▶ **COLLECTED DATA**

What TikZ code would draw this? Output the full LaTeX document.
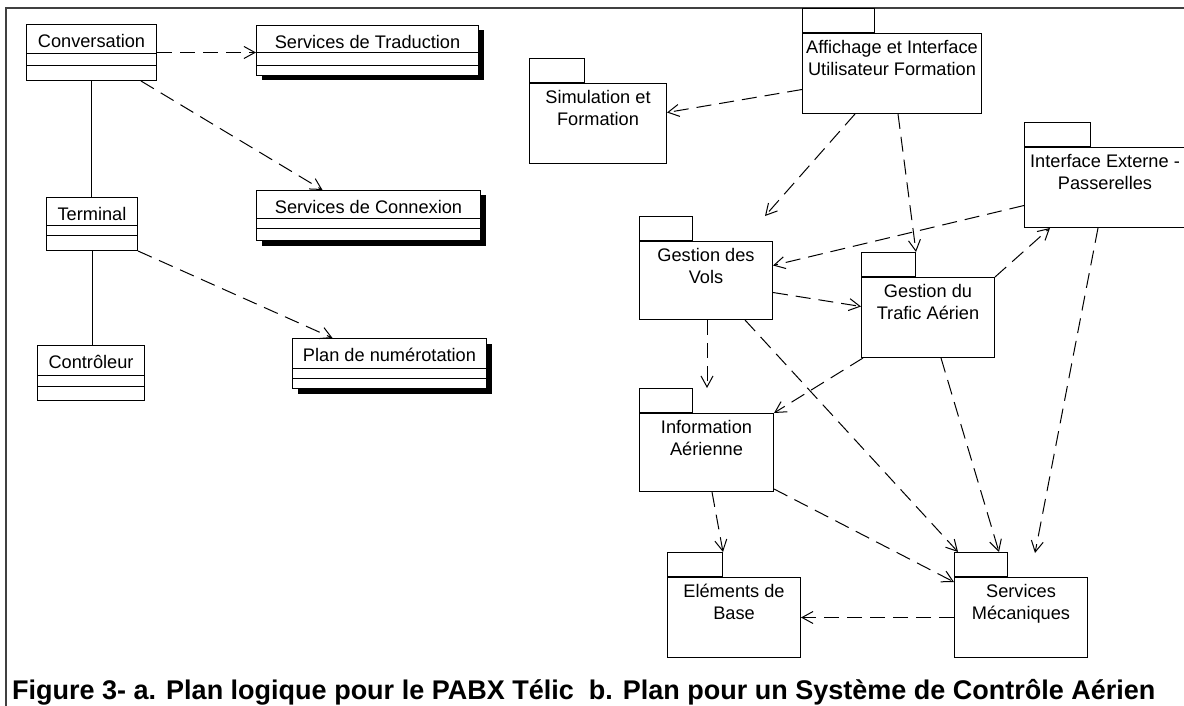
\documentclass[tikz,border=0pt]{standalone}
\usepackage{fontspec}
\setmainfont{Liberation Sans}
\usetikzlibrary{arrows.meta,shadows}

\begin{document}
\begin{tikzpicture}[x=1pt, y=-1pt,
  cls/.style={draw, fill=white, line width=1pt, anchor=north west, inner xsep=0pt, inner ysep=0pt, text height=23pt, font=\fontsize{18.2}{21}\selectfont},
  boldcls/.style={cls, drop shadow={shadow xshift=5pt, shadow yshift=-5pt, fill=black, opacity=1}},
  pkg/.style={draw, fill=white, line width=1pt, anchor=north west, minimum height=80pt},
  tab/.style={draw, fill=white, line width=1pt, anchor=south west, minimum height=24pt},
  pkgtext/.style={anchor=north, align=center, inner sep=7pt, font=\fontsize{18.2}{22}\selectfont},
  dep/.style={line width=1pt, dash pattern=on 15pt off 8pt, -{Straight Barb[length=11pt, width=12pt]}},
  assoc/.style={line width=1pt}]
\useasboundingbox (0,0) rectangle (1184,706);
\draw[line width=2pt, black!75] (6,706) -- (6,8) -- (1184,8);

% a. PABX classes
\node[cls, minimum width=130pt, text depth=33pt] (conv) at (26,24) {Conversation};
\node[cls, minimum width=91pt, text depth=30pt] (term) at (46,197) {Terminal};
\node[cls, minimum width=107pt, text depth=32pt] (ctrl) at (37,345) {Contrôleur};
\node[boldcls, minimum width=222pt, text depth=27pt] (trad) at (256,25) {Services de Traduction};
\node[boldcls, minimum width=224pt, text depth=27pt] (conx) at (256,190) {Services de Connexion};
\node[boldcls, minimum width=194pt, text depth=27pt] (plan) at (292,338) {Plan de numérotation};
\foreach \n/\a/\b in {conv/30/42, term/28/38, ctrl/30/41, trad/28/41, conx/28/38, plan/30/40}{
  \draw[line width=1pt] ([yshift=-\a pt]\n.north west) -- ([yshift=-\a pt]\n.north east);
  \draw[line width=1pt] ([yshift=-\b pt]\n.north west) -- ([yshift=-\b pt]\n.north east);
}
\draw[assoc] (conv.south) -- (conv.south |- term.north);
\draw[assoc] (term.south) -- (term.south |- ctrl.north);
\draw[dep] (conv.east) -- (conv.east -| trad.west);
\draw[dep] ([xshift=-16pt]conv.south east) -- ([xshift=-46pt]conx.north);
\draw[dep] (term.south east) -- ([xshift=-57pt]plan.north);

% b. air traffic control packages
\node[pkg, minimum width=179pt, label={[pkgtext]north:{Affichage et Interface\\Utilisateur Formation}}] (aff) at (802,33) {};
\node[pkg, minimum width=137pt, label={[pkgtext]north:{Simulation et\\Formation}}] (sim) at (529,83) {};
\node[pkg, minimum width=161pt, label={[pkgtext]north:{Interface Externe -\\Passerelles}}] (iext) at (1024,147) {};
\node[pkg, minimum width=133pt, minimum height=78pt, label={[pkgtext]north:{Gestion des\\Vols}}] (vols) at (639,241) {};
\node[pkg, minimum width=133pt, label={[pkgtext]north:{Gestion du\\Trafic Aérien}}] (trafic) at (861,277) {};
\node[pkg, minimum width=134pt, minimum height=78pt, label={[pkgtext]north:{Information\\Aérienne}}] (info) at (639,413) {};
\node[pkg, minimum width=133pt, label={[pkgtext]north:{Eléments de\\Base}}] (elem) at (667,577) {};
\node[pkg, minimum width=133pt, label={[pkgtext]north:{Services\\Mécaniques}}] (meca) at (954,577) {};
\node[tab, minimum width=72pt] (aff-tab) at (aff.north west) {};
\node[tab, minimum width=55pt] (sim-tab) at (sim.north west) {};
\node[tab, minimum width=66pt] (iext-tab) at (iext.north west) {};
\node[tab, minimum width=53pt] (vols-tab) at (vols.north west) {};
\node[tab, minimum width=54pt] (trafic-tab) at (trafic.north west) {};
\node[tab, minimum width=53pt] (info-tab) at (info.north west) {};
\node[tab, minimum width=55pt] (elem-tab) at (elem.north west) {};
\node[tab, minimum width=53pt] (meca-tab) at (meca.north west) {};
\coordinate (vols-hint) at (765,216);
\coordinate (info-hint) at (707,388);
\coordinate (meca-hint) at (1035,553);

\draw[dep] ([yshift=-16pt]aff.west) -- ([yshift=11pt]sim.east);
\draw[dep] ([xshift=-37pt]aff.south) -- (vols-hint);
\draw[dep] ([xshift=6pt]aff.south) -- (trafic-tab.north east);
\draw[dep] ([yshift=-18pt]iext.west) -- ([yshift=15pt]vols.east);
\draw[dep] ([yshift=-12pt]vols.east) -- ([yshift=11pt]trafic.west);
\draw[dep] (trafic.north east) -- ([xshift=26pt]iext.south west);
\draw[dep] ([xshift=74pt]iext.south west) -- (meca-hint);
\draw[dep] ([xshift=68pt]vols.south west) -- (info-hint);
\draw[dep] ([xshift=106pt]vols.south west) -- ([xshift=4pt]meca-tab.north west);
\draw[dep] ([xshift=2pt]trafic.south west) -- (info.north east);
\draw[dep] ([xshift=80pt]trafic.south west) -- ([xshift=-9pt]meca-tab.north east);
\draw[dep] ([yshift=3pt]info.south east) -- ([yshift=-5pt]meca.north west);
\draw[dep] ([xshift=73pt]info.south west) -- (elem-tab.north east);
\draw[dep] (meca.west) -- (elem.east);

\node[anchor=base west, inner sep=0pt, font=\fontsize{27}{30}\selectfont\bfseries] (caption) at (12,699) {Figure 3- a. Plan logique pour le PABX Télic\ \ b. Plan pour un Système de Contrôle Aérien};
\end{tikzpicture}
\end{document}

▶ **WHAT THE EXERCISE ASKS**
Retype the whole listing, keeping every line identical and omitting all pictures.

▶ **FINAL ANSWER**
What TikZ code would draw this? Output the full LaTeX document.
\documentclass[tikz,border=0pt]{standalone}
\usepackage{fontspec}
\setmainfont{Liberation Sans}
\usetikzlibrary{arrows.meta,shadows}

\begin{document}
\begin{tikzpicture}[x=1pt, y=-1pt,
  cls/.style={draw, fill=white, line width=1pt, anchor=north west, inner xsep=0pt, inner ysep=0pt, text height=23pt, font=\fontsize{18.2}{21}\selectfont},
  boldcls/.style={cls, drop shadow={shadow xshift=5pt, shadow yshift=-5pt, fill=black, opacity=1}},
  pkg/.style={draw, fill=white, line width=1pt, anchor=north west, minimum height=80pt},
  tab/.style={draw, fill=white, line width=1pt, anchor=south west, minimum height=24pt},
  pkgtext/.style={anchor=north, align=center, inner sep=7pt, font=\fontsize{18.2}{22}\selectfont},
  dep/.style={line width=1pt, dash pattern=on 15pt off 8pt, -{Straight Barb[length=11pt, width=12pt]}},
  assoc/.style={line width=1pt}]
\useasboundingbox (0,0) rectangle (1184,706);
\draw[line width=2pt, black!75] (6,706) -- (6,8) -- (1184,8);

% a. PABX classes
\node[cls, minimum width=130pt, text depth=33pt] (conv) at (26,24) {Conversation};
\node[cls, minimum width=91pt, text depth=30pt] (term) at (46,197) {Terminal};
\node[cls, minimum width=107pt, text depth=32pt] (ctrl) at (37,345) {Contrôleur};
\node[boldcls, minimum width=222pt, text depth=27pt] (trad) at (256,25) {Services de Traduction};
\node[boldcls, minimum width=224pt, text depth=27pt] (conx) at (256,190) {Services de Connexion};
\node[boldcls, minimum width=194pt, text depth=27pt] (plan) at (292,338) {Plan de numérotation};
\foreach \n/\a/\b in {conv/30/42, term/28/38, ctrl/30/41, trad/28/41, conx/28/38, plan/30/40}{
  \draw[line width=1pt] ([yshift=-\a pt]\n.north west) -- ([yshift=-\a pt]\n.north east);
  \draw[line width=1pt] ([yshift=-\b pt]\n.north west) -- ([yshift=-\b pt]\n.north east);
}
\draw[assoc] (conv.south) -- (conv.south |- term.north);
\draw[assoc] (term.south) -- (term.south |- ctrl.north);
\draw[dep] (conv.east) -- (conv.east -| trad.west);
\draw[dep] ([xshift=-16pt]conv.south east) -- ([xshift=-46pt]conx.north);
\draw[dep] (term.south east) -- ([xshift=-57pt]plan.north);

% b. air traffic control packages
\node[pkg, minimum width=179pt, label={[pkgtext]north:{Affichage et Interface\\Utilisateur Formation}}] (aff) at (802,33) {};
\node[pkg, minimum width=137pt, label={[pkgtext]north:{Simulation et\\Formation}}] (sim) at (529,83) {};
\node[pkg, minimum width=161pt, label={[pkgtext]north:{Interface Externe -\\Passerelles}}] (iext) at (1024,147) {};
\node[pkg, minimum width=133pt, minimum height=78pt, label={[pkgtext]north:{Gestion des\\Vols}}] (vols) at (639,241) {};
\node[pkg, minimum width=133pt, label={[pkgtext]north:{Gestion du\\Trafic Aérien}}] (trafic) at (861,277) {};
\node[pkg, minimum width=134pt, minimum height=78pt, label={[pkgtext]north:{Information\\Aérienne}}] (info) at (639,413) {};
\node[pkg, minimum width=133pt, label={[pkgtext]north:{Eléments de\\Base}}] (elem) at (667,577) {};
\node[pkg, minimum width=133pt, label={[pkgtext]north:{Services\\Mécaniques}}] (meca) at (954,577) {};
\node[tab, minimum width=72pt] (aff-tab) at (aff.north west) {};
\node[tab, minimum width=55pt] (sim-tab) at (sim.north west) {};
\node[tab, minimum width=66pt] (iext-tab) at (iext.north west) {};
\node[tab, minimum width=53pt] (vols-tab) at (vols.north west) {};
\node[tab, minimum width=54pt] (trafic-tab) at (trafic.north west) {};
\node[tab, minimum width=53pt] (info-tab) at (info.north west) {};
\node[tab, minimum width=55pt] (elem-tab) at (elem.north west) {};
\node[tab, minimum width=53pt] (meca-tab) at (meca.north west) {};
\coordinate (vols-hint) at (765,216);
\coordinate (info-hint) at (707,388);
\coordinate (meca-hint) at (1035,553);

\draw[dep] ([yshift=-16pt]aff.west) -- ([yshift=11pt]sim.east);
\draw[dep] ([xshift=-37pt]aff.south) -- (vols-hint);
\draw[dep] ([xshift=6pt]aff.south) -- (trafic-tab.north east);
\draw[dep] ([yshift=-18pt]iext.west) -- ([yshift=15pt]vols.east);
\draw[dep] ([yshift=-12pt]vols.east) -- ([yshift=11pt]trafic.west);
\draw[dep] (trafic.north east) -- ([xshift=26pt]iext.south west);
\draw[dep] ([xshift=74pt]iext.south west) -- (meca-hint);
\draw[dep] ([xshift=68pt]vols.south west) -- (info-hint);
\draw[dep] ([xshift=106pt]vols.south west) -- ([xshift=4pt]meca-tab.north west);
\draw[dep] ([xshift=2pt]trafic.south west) -- (info.north east);
\draw[dep] ([xshift=80pt]trafic.south west) -- ([xshift=-9pt]meca-tab.north east);
\draw[dep] ([yshift=3pt]info.south east) -- ([yshift=-5pt]meca.north west);
\draw[dep] ([xshift=73pt]info.south west) -- (elem-tab.north east);
\draw[dep] (meca.west) -- (elem.east);

\node[anchor=base west, inner sep=0pt, font=\fontsize{27}{30}\selectfont\bfseries] (caption) at (12,699) {Figure 3- a. Plan logique pour le PABX Télic\ \ b. Plan pour un Système de Contrôle Aérien};
\end{tikzpicture}
\end{document}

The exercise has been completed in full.